== Supplied material ==

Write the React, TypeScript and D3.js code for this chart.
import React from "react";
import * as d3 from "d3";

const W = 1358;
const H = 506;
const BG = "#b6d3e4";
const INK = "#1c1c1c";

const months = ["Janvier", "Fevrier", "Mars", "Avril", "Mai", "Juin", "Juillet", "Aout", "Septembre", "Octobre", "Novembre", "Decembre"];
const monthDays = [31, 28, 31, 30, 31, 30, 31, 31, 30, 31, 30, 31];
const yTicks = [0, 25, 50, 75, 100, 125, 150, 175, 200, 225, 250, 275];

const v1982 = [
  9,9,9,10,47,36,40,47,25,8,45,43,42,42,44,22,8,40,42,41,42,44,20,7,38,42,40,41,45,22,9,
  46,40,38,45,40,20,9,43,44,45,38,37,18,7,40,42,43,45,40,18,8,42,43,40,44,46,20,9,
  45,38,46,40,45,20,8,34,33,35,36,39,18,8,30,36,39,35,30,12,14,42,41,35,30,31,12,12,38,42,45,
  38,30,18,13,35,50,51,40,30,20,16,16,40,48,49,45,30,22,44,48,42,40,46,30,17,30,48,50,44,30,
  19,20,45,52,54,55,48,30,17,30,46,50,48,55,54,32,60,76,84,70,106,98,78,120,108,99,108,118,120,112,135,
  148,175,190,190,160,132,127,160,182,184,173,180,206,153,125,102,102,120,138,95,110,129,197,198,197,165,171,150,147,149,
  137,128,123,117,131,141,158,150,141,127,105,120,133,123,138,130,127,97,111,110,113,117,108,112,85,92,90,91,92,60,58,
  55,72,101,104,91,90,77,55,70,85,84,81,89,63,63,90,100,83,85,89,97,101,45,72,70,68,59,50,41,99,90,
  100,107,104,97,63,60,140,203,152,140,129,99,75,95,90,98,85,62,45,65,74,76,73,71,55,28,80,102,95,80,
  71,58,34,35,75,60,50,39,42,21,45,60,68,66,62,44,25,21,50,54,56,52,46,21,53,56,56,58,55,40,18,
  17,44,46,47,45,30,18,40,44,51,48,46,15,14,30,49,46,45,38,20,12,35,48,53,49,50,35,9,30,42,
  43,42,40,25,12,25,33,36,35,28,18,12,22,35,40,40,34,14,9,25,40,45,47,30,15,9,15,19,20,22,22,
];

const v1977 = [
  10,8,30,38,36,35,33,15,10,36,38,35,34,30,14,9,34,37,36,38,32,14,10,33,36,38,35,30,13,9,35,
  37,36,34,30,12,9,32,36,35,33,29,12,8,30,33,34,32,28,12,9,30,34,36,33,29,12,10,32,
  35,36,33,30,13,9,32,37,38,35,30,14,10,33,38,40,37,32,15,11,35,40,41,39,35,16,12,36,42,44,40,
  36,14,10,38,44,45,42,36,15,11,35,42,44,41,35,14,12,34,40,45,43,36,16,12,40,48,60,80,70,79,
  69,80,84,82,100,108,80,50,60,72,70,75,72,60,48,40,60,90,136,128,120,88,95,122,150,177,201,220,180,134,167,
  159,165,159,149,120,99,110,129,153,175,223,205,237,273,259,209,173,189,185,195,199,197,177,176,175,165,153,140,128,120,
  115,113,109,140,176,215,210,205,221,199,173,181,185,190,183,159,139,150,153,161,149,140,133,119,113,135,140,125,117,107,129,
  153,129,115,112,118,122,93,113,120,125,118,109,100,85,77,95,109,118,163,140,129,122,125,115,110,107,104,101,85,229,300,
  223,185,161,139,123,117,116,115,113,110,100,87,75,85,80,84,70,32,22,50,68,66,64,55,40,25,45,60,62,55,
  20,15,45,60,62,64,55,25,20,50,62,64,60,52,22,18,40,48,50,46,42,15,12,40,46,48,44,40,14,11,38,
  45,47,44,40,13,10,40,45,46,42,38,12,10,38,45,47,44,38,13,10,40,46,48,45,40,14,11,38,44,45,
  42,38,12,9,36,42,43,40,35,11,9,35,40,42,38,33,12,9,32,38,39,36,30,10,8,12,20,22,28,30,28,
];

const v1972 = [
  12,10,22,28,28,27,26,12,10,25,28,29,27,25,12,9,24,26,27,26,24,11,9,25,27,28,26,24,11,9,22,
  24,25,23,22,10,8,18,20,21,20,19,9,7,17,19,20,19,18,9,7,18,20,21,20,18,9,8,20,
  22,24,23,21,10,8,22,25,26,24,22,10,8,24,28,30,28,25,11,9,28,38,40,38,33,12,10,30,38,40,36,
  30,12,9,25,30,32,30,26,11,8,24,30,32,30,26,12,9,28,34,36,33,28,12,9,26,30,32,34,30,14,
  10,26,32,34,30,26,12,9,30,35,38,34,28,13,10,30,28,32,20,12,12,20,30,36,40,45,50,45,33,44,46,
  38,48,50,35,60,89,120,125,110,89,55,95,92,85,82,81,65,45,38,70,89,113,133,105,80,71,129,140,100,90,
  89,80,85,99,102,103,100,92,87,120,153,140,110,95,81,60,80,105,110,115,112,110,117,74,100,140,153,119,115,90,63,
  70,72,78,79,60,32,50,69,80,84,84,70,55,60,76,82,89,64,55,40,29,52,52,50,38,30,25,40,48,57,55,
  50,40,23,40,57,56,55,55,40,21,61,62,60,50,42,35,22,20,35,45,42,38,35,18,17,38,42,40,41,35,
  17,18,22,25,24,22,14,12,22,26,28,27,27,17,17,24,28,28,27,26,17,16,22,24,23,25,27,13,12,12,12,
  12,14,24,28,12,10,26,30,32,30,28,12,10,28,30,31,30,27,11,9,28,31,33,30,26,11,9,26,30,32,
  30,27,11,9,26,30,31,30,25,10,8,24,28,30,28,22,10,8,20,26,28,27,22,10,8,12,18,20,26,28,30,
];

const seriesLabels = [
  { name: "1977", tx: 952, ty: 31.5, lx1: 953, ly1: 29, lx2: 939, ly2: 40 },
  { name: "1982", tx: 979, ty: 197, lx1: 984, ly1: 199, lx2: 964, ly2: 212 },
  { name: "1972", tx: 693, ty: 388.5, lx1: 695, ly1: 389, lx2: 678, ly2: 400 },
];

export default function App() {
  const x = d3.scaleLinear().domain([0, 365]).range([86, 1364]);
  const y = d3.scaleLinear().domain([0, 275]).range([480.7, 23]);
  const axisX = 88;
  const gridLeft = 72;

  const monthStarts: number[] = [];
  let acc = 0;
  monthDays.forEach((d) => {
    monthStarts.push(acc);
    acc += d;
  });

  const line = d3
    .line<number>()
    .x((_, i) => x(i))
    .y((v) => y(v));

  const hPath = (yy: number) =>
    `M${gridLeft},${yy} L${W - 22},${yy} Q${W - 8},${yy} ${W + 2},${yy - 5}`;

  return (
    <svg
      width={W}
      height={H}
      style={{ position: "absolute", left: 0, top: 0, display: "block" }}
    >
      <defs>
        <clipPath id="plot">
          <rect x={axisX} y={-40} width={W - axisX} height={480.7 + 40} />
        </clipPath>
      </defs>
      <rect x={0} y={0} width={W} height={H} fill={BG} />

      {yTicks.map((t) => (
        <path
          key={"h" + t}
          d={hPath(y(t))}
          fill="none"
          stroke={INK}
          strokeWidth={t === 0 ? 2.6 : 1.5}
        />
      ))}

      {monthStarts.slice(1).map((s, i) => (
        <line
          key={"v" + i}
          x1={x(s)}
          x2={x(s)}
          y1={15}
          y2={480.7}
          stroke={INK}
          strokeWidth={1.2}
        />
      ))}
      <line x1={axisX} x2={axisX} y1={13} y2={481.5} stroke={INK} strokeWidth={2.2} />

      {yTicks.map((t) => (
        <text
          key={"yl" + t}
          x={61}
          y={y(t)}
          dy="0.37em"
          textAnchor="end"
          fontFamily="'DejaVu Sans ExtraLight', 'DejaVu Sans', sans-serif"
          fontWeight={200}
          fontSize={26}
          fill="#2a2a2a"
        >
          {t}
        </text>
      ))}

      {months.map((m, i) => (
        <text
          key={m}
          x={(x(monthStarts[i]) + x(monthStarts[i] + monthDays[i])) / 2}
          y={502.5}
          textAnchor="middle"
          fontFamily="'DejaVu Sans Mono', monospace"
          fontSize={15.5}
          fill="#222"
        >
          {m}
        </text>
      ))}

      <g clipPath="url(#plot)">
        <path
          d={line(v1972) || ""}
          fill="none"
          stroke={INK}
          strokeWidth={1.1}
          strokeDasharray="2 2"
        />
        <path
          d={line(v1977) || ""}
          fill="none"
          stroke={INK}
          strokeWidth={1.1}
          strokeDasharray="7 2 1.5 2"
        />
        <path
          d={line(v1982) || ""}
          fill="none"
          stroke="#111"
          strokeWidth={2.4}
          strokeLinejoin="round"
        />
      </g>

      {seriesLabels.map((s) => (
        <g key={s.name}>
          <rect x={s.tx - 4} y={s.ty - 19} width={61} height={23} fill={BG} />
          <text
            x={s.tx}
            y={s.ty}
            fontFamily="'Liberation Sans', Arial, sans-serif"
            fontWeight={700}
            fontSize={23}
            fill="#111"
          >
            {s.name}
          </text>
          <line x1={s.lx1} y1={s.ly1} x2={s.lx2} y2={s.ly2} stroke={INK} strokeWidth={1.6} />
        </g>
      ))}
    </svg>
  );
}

===

Exercise instructions
Copy out the listing above, line by line and exactly, from its first line to the line holding "225, 250, 275];", inclusive.

Task solution
Write the React, TypeScript and D3.js code for this chart.
import React from "react";
import * as d3 from "d3";

const W = 1358;
const H = 506;
const BG = "#b6d3e4";
const INK = "#1c1c1c";

const months = ["Janvier", "Fevrier", "Mars", "Avril", "Mai", "Juin", "Juillet", "Aout", "Septembre", "Octobre", "Novembre", "Decembre"];
const monthDays = [31, 28, 31, 30, 31, 30, 31, 31, 30, 31, 30, 31];
const yTicks = [0, 25, 50, 75, 100, 125, 150, 175, 200, 225, 250, 275];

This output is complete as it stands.